━━ MATERIAL PROVIDED

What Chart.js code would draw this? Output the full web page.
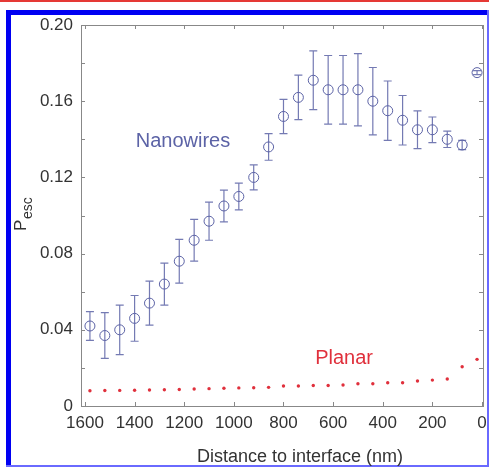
<!DOCTYPE html>
<html>
<head>
<meta charset="utf-8">
<script src="https://cdn.jsdelivr.net/npm/chart.js@4.4.1/dist/chart.umd.min.js"></script>
<style>
  html, body { margin: 0; padding: 0; background: #fff; }
  canvas { display: block; }
</style>
</head>
<body>
<canvas id="chart" width="489" height="467"></canvas>
<script>
// distancia a la interfaz (nm)
const distance = [1580, 1520, 1460, 1400, 1340, 1280, 1220, 1160, 1100, 1040, 980, 920, 860,
  800, 740, 680, 620, 560, 500, 440, 380, 320, 260, 200, 140, 80, 20];
// P_esc nanowires y su barra de error
const nanowires = [0.042, 0.037, 0.040, 0.046, 0.054, 0.064, 0.076, 0.087, 0.097, 0.105, 0.110,
  0.120, 0.136, 0.152, 0.162, 0.171, 0.166, 0.166, 0.166, 0.160, 0.155, 0.150, 0.145, 0.145,
  0.140, 0.137, 0.175];
const nanowiresErr = [0.0075, 0.012, 0.013, 0.012, 0.0115, 0.011, 0.0115, 0.011, 0.010, 0.0083,
  0.007, 0.0066, 0.007, 0.009, 0.0117, 0.0154, 0.018, 0.018, 0.019, 0.0177, 0.0156, 0.013,
  0.0099, 0.0067, 0.0043, 0.0024, 0.001];
// P_esc planar
const planar = [0.0080, 0.0081, 0.0082, 0.0083, 0.0084, 0.0085, 0.0087, 0.0089, 0.0091, 0.0093,
  0.0095, 0.0096, 0.0098, 0.0105, 0.0105, 0.0108, 0.0108, 0.0110, 0.0117, 0.0117, 0.0122,
  0.0122, 0.0131, 0.0136, 0.0142, 0.0206, 0.0245];
const xTicks = [0, 200, 400, 600, 800, 1000, 1200, 1400, 1600];
const yTicks = [0, 0.02, 0.04, 0.06, 0.08, 0.10, 0.12, 0.14, 0.16, 0.18, 0.20];

const FONT = "'Liberation Sans', Arial, Helvetica, sans-serif";
const BLUE = '#5c63a6';
const RED = '#e0303c';

// fondo + marco azul
const framePlugin = {
  id: 'frame',
  beforeDraw(chart) {
    const { ctx, width, height } = chart;
    ctx.save();
    ctx.fillStyle = '#fff';
    ctx.fillRect(0, 0, width, height);
    ctx.fillStyle = '#e53935';
    ctx.fillRect(0, 0, width, 2);
    ctx.fillStyle = '#0000f2';
    ctx.fillRect(6, 10, width - 6, 5);
    ctx.fillRect(6, 10, 5, height - 10);
    ctx.fillStyle = '#6a6aff';
    ctx.fillRect(width - 2, 10, 2, height - 10);
    ctx.fillRect(6, height - 2, width - 6, 2);
    ctx.restore();
  }
};

// caja de ejes con ticks hacia dentro + títulos de ejes
const boxPlugin = {
  id: 'box',
  afterDraw(chart) {
    const { ctx, chartArea: a, scales: { x, y } } = chart;
    ctx.save();
    ctx.strokeStyle = '#888';
    ctx.lineWidth = 1;
    ctx.strokeRect(a.left + 0.5, a.top + 0.5, a.right - a.left, a.bottom - a.top);
    ctx.beginPath();
    yTicks.forEach(v => {
      const py = Math.round(y.getPixelForValue(v)) + 0.5;
      ctx.moveTo(a.left, py); ctx.lineTo(a.left + 4, py);
      ctx.moveTo(a.right, py); ctx.lineTo(a.right - 4, py);
    });
    xTicks.forEach(v => {
      const px = Math.round(x.getPixelForValue(v)) + 0.5;
      ctx.moveTo(px, a.bottom); ctx.lineTo(px, a.bottom - 4);
      ctx.moveTo(px, a.top); ctx.lineTo(px, a.top + 4);
    });
    ctx.stroke();

    ctx.fillStyle = '#333';
    ctx.font = '18px ' + FONT;
    ctx.textAlign = 'center';
    ctx.textBaseline = 'middle';
    ctx.fillText('Distance to interface (nm)', 300, 457);

    // título eje y: P_esc
    ctx.textAlign = 'left';
    ctx.translate(26, 231);
    ctx.rotate(-Math.PI / 2);
    ctx.textBaseline = 'alphabetic';
    ctx.font = '17px ' + FONT;
    ctx.fillText('P', 0, 0);
    ctx.font = '14px ' + FONT;
    ctx.fillText('esc', 12, 6);
    ctx.restore();
  }
};

// barras de error
const errorBarPlugin = {
  id: 'errorBars',
  afterDatasetsDraw(chart) {
    const { ctx, scales: { x, y } } = chart;
    ctx.save();
    ctx.strokeStyle = 'rgba(92,99,166,0.85)';
    ctx.lineWidth = 1.2;
    ctx.beginPath();
    distance.forEach((d, i) => {
      const px = x.getPixelForValue(d);
      const top = y.getPixelForValue(nanowires[i] + nanowiresErr[i]);
      const bot = y.getPixelForValue(nanowires[i] - nanowiresErr[i]);
      ctx.moveTo(px, top); ctx.lineTo(px, bot);
      ctx.moveTo(px - 4, top); ctx.lineTo(px + 4, top);
      ctx.moveTo(px - 4, bot); ctx.lineTo(px + 4, bot);
    });
    ctx.stroke();
    ctx.restore();
  }
};

// etiquetas de series
const labelsPlugin = {
  id: 'seriesLabels',
  afterDraw(chart) {
    const { ctx, scales: { x, y } } = chart;
    ctx.save();
    ctx.font = '20px ' + FONT;
    ctx.textAlign = 'center';
    ctx.textBaseline = 'middle';
    ctx.fillStyle = BLUE;
    ctx.fillText('Nanowires', x.getPixelForValue(1205), y.getPixelForValue(0.139));
    ctx.fillStyle = RED;
    ctx.fillText('Planar', x.getPixelForValue(556), y.getPixelForValue(0.0252));
    ctx.restore();
  }
};

new Chart(document.getElementById('chart'), {
  type: 'scatter',
  data: {
    datasets: [
      {
        label: 'Nanowires',
        data: distance.map((d, i) => ({ x: d, y: nanowires[i] })),
        pointStyle: 'circle', pointRadius: 5, pointHoverRadius: 5,
        borderColor: BLUE, borderWidth: 1, backgroundColor: 'rgba(0,0,0,0)'
      },
      {
        label: 'Planar',
        data: distance.map((d, i) => ({ x: d, y: planar[i] })),
        pointStyle: 'circle', pointRadius: 1.7, pointHoverRadius: 1.7,
        borderWidth: 0, backgroundColor: RED
      }
    ]
  },
  options: {
    responsive: false,
    animation: false,
    events: [],
    layout: { padding: { top: 25, right: 6, left: 0, bottom: 0 } },
    plugins: { legend: { display: false }, tooltip: { enabled: false } },
    scales: {
      x: {
        type: 'linear', reverse: true, min: -4, max: 1616,
        afterBuildTicks: s => { s.ticks = xTicks.map(v => ({ value: v })); },
        afterFit: s => { s.height = 61; },
        grid: { display: false, drawTicks: false },
        border: { display: false },
        ticks: {
          color: '#333', font: { family: FONT, size: 17 }, padding: 7, maxRotation: 0, autoSkip: false,
          callback: v => String(v)
        }
      },
      y: {
        min: 0, max: 0.2,
        afterBuildTicks: s => { s.ticks = yTicks.map(v => ({ value: v })); },
        afterFit: s => { s.width = 81; },
        grid: { display: false, drawTicks: false },
        border: { display: false },
        ticks: {
          color: '#333', font: { family: FONT, size: 17 }, padding: 8, autoSkip: false,
          callback: v => Math.round(v * 50) % 2 === 0 ? (v === 0 ? '0' : v.toFixed(2)) : ''
        }
      }
    }
  },
  plugins: [framePlugin, boxPlugin, errorBarPlugin, labelsPlugin]
});
</script>
</body>
</html>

━━━━

#### REQUIRED WORK:
Give back the whole listing as it stands, minus its pictures.

#### WRITTEN RESPONSE:
What Chart.js code would draw this? Output the full web page.
<!DOCTYPE html>
<html>
<head>
<meta charset="utf-8">
<script src="https://cdn.jsdelivr.net/npm/chart.js@4.4.1/dist/chart.umd.min.js"></script>
<style>
  html, body { margin: 0; padding: 0; background: #fff; }
  canvas { display: block; }
</style>
</head>
<body>
<canvas id="chart" width="489" height="467"></canvas>
<script>
// distancia a la interfaz (nm)
const distance = [1580, 1520, 1460, 1400, 1340, 1280, 1220, 1160, 1100, 1040, 980, 920, 860,
  800, 740, 680, 620, 560, 500, 440, 380, 320, 260, 200, 140, 80, 20];
// P_esc nanowires y su barra de error
const nanowires = [0.042, 0.037, 0.040, 0.046, 0.054, 0.064, 0.076, 0.087, 0.097, 0.105, 0.110,
  0.120, 0.136, 0.152, 0.162, 0.171, 0.166, 0.166, 0.166, 0.160, 0.155, 0.150, 0.145, 0.145,
  0.140, 0.137, 0.175];
const nanowiresErr = [0.0075, 0.012, 0.013, 0.012, 0.0115, 0.011, 0.0115, 0.011, 0.010, 0.0083,
  0.007, 0.0066, 0.007, 0.009, 0.0117, 0.0154, 0.018, 0.018, 0.019, 0.0177, 0.0156, 0.013,
  0.0099, 0.0067, 0.0043, 0.0024, 0.001];
// P_esc planar
const planar = [0.0080, 0.0081, 0.0082, 0.0083, 0.0084, 0.0085, 0.0087, 0.0089, 0.0091, 0.0093,
  0.0095, 0.0096, 0.0098, 0.0105, 0.0105, 0.0108, 0.0108, 0.0110, 0.0117, 0.0117, 0.0122,
  0.0122, 0.0131, 0.0136, 0.0142, 0.0206, 0.0245];
const xTicks = [0, 200, 400, 600, 800, 1000, 1200, 1400, 1600];
const yTicks = [0, 0.02, 0.04, 0.06, 0.08, 0.10, 0.12, 0.14, 0.16, 0.18, 0.20];

const FONT = "'Liberation Sans', Arial, Helvetica, sans-serif";
const BLUE = '#5c63a6';
const RED = '#e0303c';

// fondo + marco azul
const framePlugin = {
  id: 'frame',
  beforeDraw(chart) {
    const { ctx, width, height } = chart;
    ctx.save();
    ctx.fillStyle = '#fff';
    ctx.fillRect(0, 0, width, height);
    ctx.fillStyle = '#e53935';
    ctx.fillRect(0, 0, width, 2);
    ctx.fillStyle = '#0000f2';
    ctx.fillRect(6, 10, width - 6, 5);
    ctx.fillRect(6, 10, 5, height - 10);
    ctx.fillStyle = '#6a6aff';
    ctx.fillRect(width - 2, 10, 2, height - 10);
    ctx.fillRect(6, height - 2, width - 6, 2);
    ctx.restore();
  }
};

// caja de ejes con ticks hacia dentro + títulos de ejes
const boxPlugin = {
  id: 'box',
  afterDraw(chart) {
    const { ctx, chartArea: a, scales: { x, y } } = chart;
    ctx.save();
    ctx.strokeStyle = '#888';
    ctx.lineWidth = 1;
    ctx.strokeRect(a.left + 0.5, a.top + 0.5, a.right - a.left, a.bottom - a.top);
    ctx.beginPath();
    yTicks.forEach(v => {
      const py = Math.round(y.getPixelForValue(v)) + 0.5;
      ctx.moveTo(a.left, py); ctx.lineTo(a.left + 4, py);
      ctx.moveTo(a.right, py); ctx.lineTo(a.right - 4, py);
    });
    xTicks.forEach(v => {
      const px = Math.round(x.getPixelForValue(v)) + 0.5;
      ctx.moveTo(px, a.bottom); ctx.lineTo(px, a.bottom - 4);
      ctx.moveTo(px, a.top); ctx.lineTo(px, a.top + 4);
    });
    ctx.stroke();

    ctx.fillStyle = '#333';
    ctx.font = '18px ' + FONT;
    ctx.textAlign = 'center';
    ctx.textBaseline = 'middle';
    ctx.fillText('Distance to interface (nm)', 300, 457);

    // título eje y: P_esc
    ctx.textAlign = 'left';
    ctx.translate(26, 231);
    ctx.rotate(-Math.PI / 2);
    ctx.textBaseline = 'alphabetic';
    ctx.font = '17px ' + FONT;
    ctx.fillText('P', 0, 0);
    ctx.font = '14px ' + FONT;
    ctx.fillText('esc', 12, 6);
    ctx.restore();
  }
};

// barras de error
const errorBarPlugin = {
  id: 'errorBars',
  afterDatasetsDraw(chart) {
    const { ctx, scales: { x, y } } = chart;
    ctx.save();
    ctx.strokeStyle = 'rgba(92,99,166,0.85)';
    ctx.lineWidth = 1.2;
    ctx.beginPath();
    distance.forEach((d, i) => {
      const px = x.getPixelForValue(d);
      const top = y.getPixelForValue(nanowires[i] + nanowiresErr[i]);
      const bot = y.getPixelForValue(nanowires[i] - nanowiresErr[i]);
      ctx.moveTo(px, top); ctx.lineTo(px, bot);
      ctx.moveTo(px - 4, top); ctx.lineTo(px + 4, top);
      ctx.moveTo(px - 4, bot); ctx.lineTo(px + 4, bot);
    });
    ctx.stroke();
    ctx.restore();
  }
};

// etiquetas de series
const labelsPlugin = {
  id: 'seriesLabels',
  afterDraw(chart) {
    const { ctx, scales: { x, y } } = chart;
    ctx.save();
    ctx.font = '20px ' + FONT;
    ctx.textAlign = 'center';
    ctx.textBaseline = 'middle';
    ctx.fillStyle = BLUE;
    ctx.fillText('Nanowires', x.getPixelForValue(1205), y.getPixelForValue(0.139));
    ctx.fillStyle = RED;
    ctx.fillText('Planar', x.getPixelForValue(556), y.getPixelForValue(0.0252));
    ctx.restore();
  }
};

new Chart(document.getElementById('chart'), {
  type: 'scatter',
  data: {
    datasets: [
      {
        label: 'Nanowires',
        data: distance.map((d, i) => ({ x: d, y: nanowires[i] })),
        pointStyle: 'circle', pointRadius: 5, pointHoverRadius: 5,
        borderColor: BLUE, borderWidth: 1, backgroundColor: 'rgba(0,0,0,0)'
      },
      {
        label: 'Planar',
        data: distance.map((d, i) => ({ x: d, y: planar[i] })),
        pointStyle: 'circle', pointRadius: 1.7, pointHoverRadius: 1.7,
        borderWidth: 0, backgroundColor: RED
      }
    ]
  },
  options: {
    responsive: false,
    animation: false,
    events: [],
    layout: { padding: { top: 25, right: 6, left: 0, bottom: 0 } },
    plugins: { legend: { display: false }, tooltip: { enabled: false } },
    scales: {
      x: {
        type: 'linear', reverse: true, min: -4, max: 1616,
        afterBuildTicks: s => { s.ticks = xTicks.map(v => ({ value: v })); },
        afterFit: s => { s.height = 61; },
        grid: { display: false, drawTicks: false },
        border: { display: false },
        ticks: {
          color: '#333', font: { family: FONT, size: 17 }, padding: 7, maxRotation: 0, autoSkip: false,
          callback: v => String(v)
        }
      },
      y: {
        min: 0, max: 0.2,
        afterBuildTicks: s => { s.ticks = yTicks.map(v => ({ value: v })); },
        afterFit: s => { s.width = 81; },
        grid: { display: false, drawTicks: false },
        border: { display: false },
        ticks: {
          color: '#333', font: { family: FONT, size: 17 }, padding: 8, autoSkip: false,
          callback: v => Math.round(v * 50) % 2 === 0 ? (v === 0 ? '0' : v.toFixed(2)) : ''
        }
      }
    }
  },
  plugins: [framePlugin, boxPlugin, errorBarPlugin, labelsPlugin]
});
</script>
</body>
</html>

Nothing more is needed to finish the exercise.